A 2014 National Audit Office report suggested that as many as 220,000 homecare workers may be being paid an illegal wage. Nineteen local authorities – including Islington, Southwark, Camden, Greenwich and Tower Hamlets – have now signed up to Unison’s ethical care charter. This guarantees hours for homecare workers, payment for travel time and hourly rates of at least the Living Wage Foundation’s living wage of £8.25 an hour and £9.40 in the capital.

Earlier this year Sevacare was forced to settle a claim with Judith Montgomery, a former homecare worker from Bury. It had to pay her £3,250 following an employment tribunal claim that non-payment of travel time led her hourly pay to fall below the legal minimum.

• The pay of teaching assistants should be agreed nationally like that of teachers, then local councils would not be able to undermine their earnings and working conditions, says Unison. Unlike teachers, many teaching assistants now get paid only during term time.

Government spending cuts have driven local authorities to move them to these term-time only contracts, leaving teaching assistants with huge wage cuts, says Unison. Now teaching assistants in Derby and Durham are fighting a similar fate.

On Wednesday, teaching assistants employed by Derby City Council took their long-running dispute to Westminster, on the day they also took strike action. Workers lobbied MPs to support their case against the Labour-led council, which in June put 4,000 staff on term-time only contracts.

The move means some teaching assistants stand to lose as much as £6,000 a year, says Unison. The council first announced the plan last September, and has now imposed the contract that affects employees at 70 schools across the city. The council made an initial offer last month, but this was rejected by staff in a ballot.

Then last week Derby City came back with revised proposals that included a one-off compensation payment of £2,000. This was again rejected as it applied only to 250 teaching assistants across the city who work with children with special educational needs.

In Durham, county councillors met on Wednesday to vote on new proposals that would see teaching assistants move to new term-time contracts. Teaching assistants across the county are now to be balloted for strike action. Around 1,700 people across the county could be affected by a move to term-time contracts and the majority of those facing a pay cut are women.

They stand to lose as much as 23%; up to £5,000 each year slashed from their wages.

Unison said term-time contracts for half the school workforce are divisive, bad for morale and unfair, and that support staff should be treated like teachers, whose pay is negotiated at a national level.

General secretary Prentis said: ‘School support staff are among the UK’s lowest paid workers, yet they are paying the price of continued government spending cuts. The squeeze on finances from Westminster means that councils are operating within a financial straitjacket, but penalising some of the lowest paid workers in society is quite simply the wrong decision.

‘The impact on family budgets will be huge and could mean people end up in debt and relying on benefits. Teachers couldn’t teach without teaching assistants, and parents – who know only too well the value of the work they do – will be horrified at the way they are being treated. These employees deserve much better.’

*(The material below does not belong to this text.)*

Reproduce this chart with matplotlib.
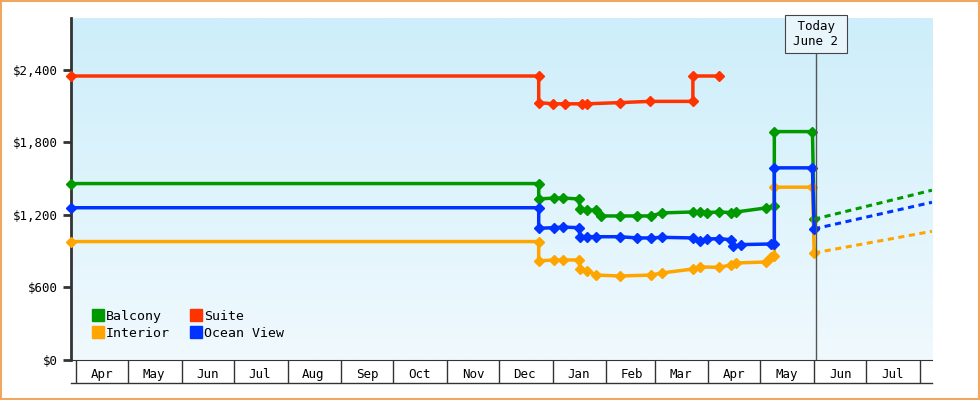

The Derby City council term-time only contract took effect from 1 June, affecting about 4,000 staff. Level 2 teaching assistants were previously paid £21,000 per year, but under the new contract get just £15,000 – a cut of nearly 30%.

Durham County Council voted in May to dismiss teaching assistants and re-employ them on new term-time contracts, and this process is set to begin next month (October). This will amount to a wage cut of almost 23% and losses of up to £5,000 annually. A compensation package amounting to one year’s lost earnings has been rejected by staff. Unison wants a standard 37-hour week for school staff, payable all year round, and the reinstatement of a special classroom allowance of £1,200 that was scrapped in June.